:: DATASET EXCERPT ::
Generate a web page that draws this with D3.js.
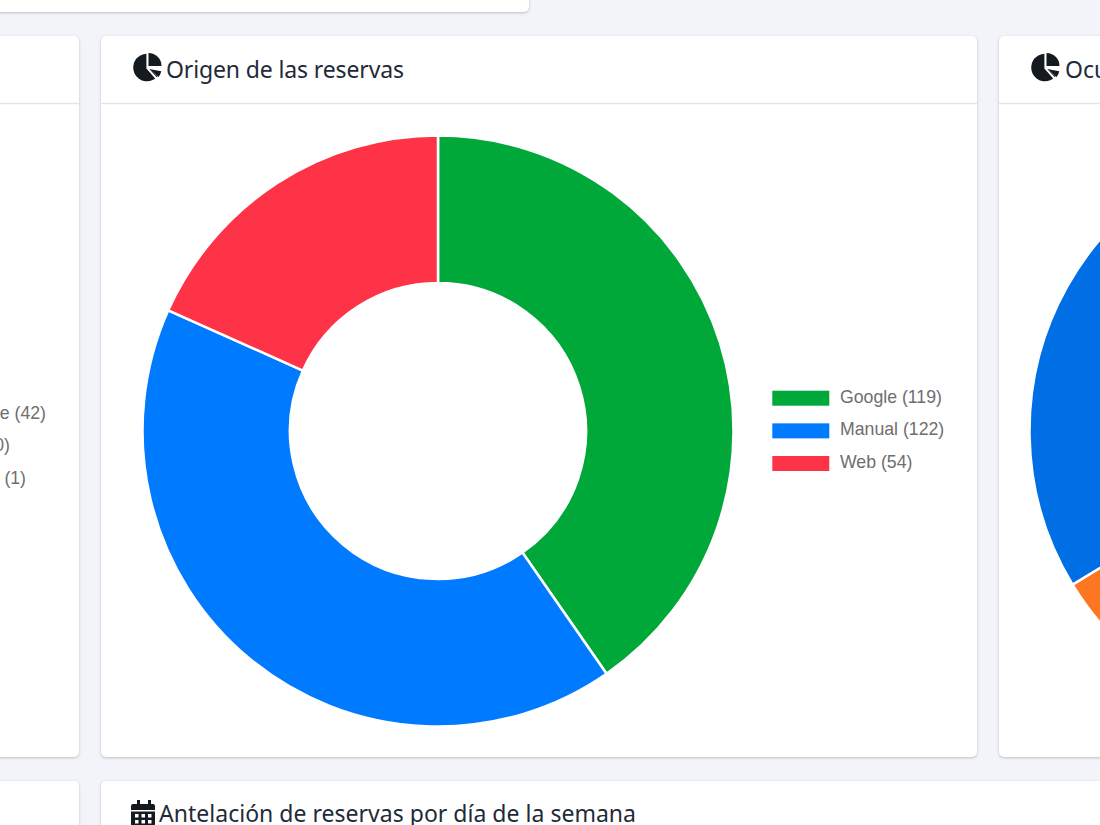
<!DOCTYPE html>
<html>
<head>
<meta charset="utf-8">
<script src="https://cdn.jsdelivr.net/npm/d3@7"></script>
<style>
html,body{margin:0;padding:0;background:#f3f4f9;overflow:hidden;width:1100px;height:825px}
.card{position:absolute;background:#fff;border-radius:5px;box-shadow:0 1px 3px rgba(0,0,0,.22)}
svg{position:absolute;left:0;top:0}
.title{font-family:"Noto Sans",sans-serif;font-size:23px;fill:#1f2b38}
.leg{font-family:"Liberation Sans",Arial,sans-serif;font-size:17.7px;fill:#6e6e6e}
</style>
</head>
<body>
<div class="card" style="left:-20px;top:-20px;width:549px;height:32px"></div>
<div class="card" style="left:-20px;top:36px;width:99px;height:721px"></div>
<div class="card" style="left:101px;top:36px;width:876px;height:721px"></div>
<div class="card" style="left:999px;top:36px;width:200px;height:721px"></div>
<div class="card" style="left:-20px;top:781px;width:99px;height:100px"></div>
<div class="card" style="left:101px;top:781px;width:1100px;height:100px"></div>
<script>
const categories = ['Google', 'Manual', 'Web'];
const reservas = [119, 122, 54];
const colores = ['#00a839', '#007bff', '#ff3347'];

// next card, only its left edge is on screen, values estimated
const ocupacion = [61, 5.3, 33.7];
const coloresOcupacion = ['#00a839', '#fd7722', '#006fe6'];

// cut off legend of the left card
const leftLegend = ['e (42)', '0)', '(1)'];

const w = 1100, h = 825, r = 295.5, rIn = 148;

const svg = d3.select('body').append('svg').attr('width', w).attr('height', h);

const pie = d3.pie().sort(null);
const arc = d3.arc().innerRadius(rIn).outerRadius(r);

const donut = svg.append('g').attr('transform', 'translate(438,431)');
donut.selectAll('path')
    .data(pie(reservas))
    .enter()
    .append('path')
    .attr('d', arc)
    .attr('fill', (d, i) => colores[i])
    .attr('stroke', '#fff')
    .attr('stroke-width', 2.5);

const donut2 = svg.append('g').attr('transform', 'translate(1325,431)');
donut2.selectAll('path')
    .data(pie(ocupacion))
    .enter()
    .append('path')
    .attr('d', arc)
    .attr('fill', (d, i) => coloresOcupacion[i])
    .attr('stroke', '#fff')
    .attr('stroke-width', 2.5);

const yLeg = d3.scalePoint().domain(d3.range(3)).range([398.2, 463.5]);

const legend = svg.append('g');
legend.selectAll('rect')
    .data(categories)
    .enter()
    .append('rect')
    .attr('x', 772.3)
    .attr('y', (d, i) => yLeg(i) - 7.5)
    .attr('width', 57)
    .attr('height', 15)
    .attr('fill', (d, i) => colores[i]);
legend.selectAll('text')
    .data(categories)
    .enter()
    .append('text')
    .attr('class', 'leg')
    .attr('x', 840)
    .attr('y', (d, i) => yLeg(i) + 4.5)
    .text((d, i) => `${d} (${reservas[i]})`);

const leftEnds = [46, 10, 26];
svg.append('g').selectAll('text')
    .data(leftLegend)
    .enter()
    .append('text')
    .attr('class', 'leg')
    .attr('text-anchor', 'end')
    .attr('x', (d, i) => leftEnds[i])
    .attr('y', (d, i) => yLeg(i) + 20.5)
    .text(d => d);

// header separators
[[0, 79], [101, 977], [999, 1100]].forEach(s => {
    svg.append('line')
        .attr('x1', s[0]).attr('x2', s[1])
        .attr('y1', 103.5).attr('y2', 103.5)
        .attr('stroke', '#e3e5ea').attr('stroke-width', 1.5);
});

// chart-pie icon
function pieIcon(x, y) {
    const g = svg.append('g').attr('transform', `translate(${x},${y})`).attr('fill', '#141a20');
    const a = d3.arc();
    g.append('path').attr('d', a({innerRadius: 0, outerRadius: 13.8, startAngle: Math.PI * 0.72, endAngle: Math.PI * 2}));
    g.append('path').attr('transform', 'translate(1.5,-1.5)')
        .attr('d', a({innerRadius: 0, outerRadius: 13, startAngle: 0, endAngle: Math.PI / 2}));
    g.append('path').attr('transform', 'translate(2,1.5)')
        .attr('d', a({innerRadius: 0, outerRadius: 12.5, startAngle: Math.PI * 0.56, endAngle: Math.PI * 0.72}));
    g.append('path').attr('fill', '#fff')
        .attr('d', 'M-0.6,-14V1L9,12L11,11L1.5,0.8H14V-0.8H0.6V-14Z');
}
pieIcon(147, 67.5);
pieIcon(1045, 67.5);

svg.append('text').attr('class', 'title').attr('x', 166).attr('y', 78)
    .attr('textLength', 238).text('Origen de las reservas');
svg.append('text').attr('class', 'title').attr('x', 1065).attr('y', 78).text('Ocupación');

// calendar icon
const cal = svg.append('g').attr('fill', '#141a20');
cal.append('rect').attr('x', 131).attr('y', 804).attr('width', 24).attr('height', 22).attr('rx', 2);
[137, 148].forEach(x => cal.append('rect').attr('x', x).attr('y', 800).attr('width', 3).attr('height', 6));
cal.append('rect').attr('x', 131).attr('y', 810).attr('width', 24).attr('height', 1.5).attr('fill', '#fff');
[135, 141.5, 148].forEach(x => [814, 820].forEach(y => {
    cal.append('rect').attr('x', x).attr('y', y).attr('width', 3.5).attr('height', 3.5).attr('fill', '#fff');
}));

svg.append('text').attr('class', 'title').attr('x', 159).attr('y', 822)
    .attr('textLength', 477).text('Antelación de reservas por día de la semana');
</script>
</body>
</html>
:::
YOUR INSTRUCTIONS
Copy nothing but the lines from the first one in the listing through the line with "const arc = d3.arc().innerRadius(rIn).outerRadius(r);", and omit the pictures.

TASK ANSWER
Generate a web page that draws this with D3.js.
<!DOCTYPE html>
<html>
<head>
<meta charset="utf-8">
<script src="https://cdn.jsdelivr.net/npm/d3@7"></script>
<style>
html,body{margin:0;padding:0;background:#f3f4f9;overflow:hidden;width:1100px;height:825px}
.card{position:absolute;background:#fff;border-radius:5px;box-shadow:0 1px 3px rgba(0,0,0,.22)}
svg{position:absolute;left:0;top:0}
.title{font-family:"Noto Sans",sans-serif;font-size:23px;fill:#1f2b38}
.leg{font-family:"Liberation Sans",Arial,sans-serif;font-size:17.7px;fill:#6e6e6e}
</style>
</head>
<body>
<div class="card" style="left:-20px;top:-20px;width:549px;height:32px"></div>
<div class="card" style="left:-20px;top:36px;width:99px;height:721px"></div>
<div class="card" style="left:101px;top:36px;width:876px;height:721px"></div>
<div class="card" style="left:999px;top:36px;width:200px;height:721px"></div>
<div class="card" style="left:-20px;top:781px;width:99px;height:100px"></div>
<div class="card" style="left:101px;top:781px;width:1100px;height:100px"></div>
<script>
const categories = ['Google', 'Manual', 'Web'];
const reservas = [119, 122, 54];
const colores = ['#00a839', '#007bff', '#ff3347'];

// next card, only its left edge is on screen, values estimated
const ocupacion = [61, 5.3, 33.7];
const coloresOcupacion = ['#00a839', '#fd7722', '#006fe6'];

// cut off legend of the left card
const leftLegend = ['e (42)', '0)', '(1)'];

const w = 1100, h = 825, r = 295.5, rIn = 148;

const svg = d3.select('body').append('svg').attr('width', w).attr('height', h);

const pie = d3.pie().sort(null);
const arc = d3.arc().innerRadius(rIn).outerRadius(r);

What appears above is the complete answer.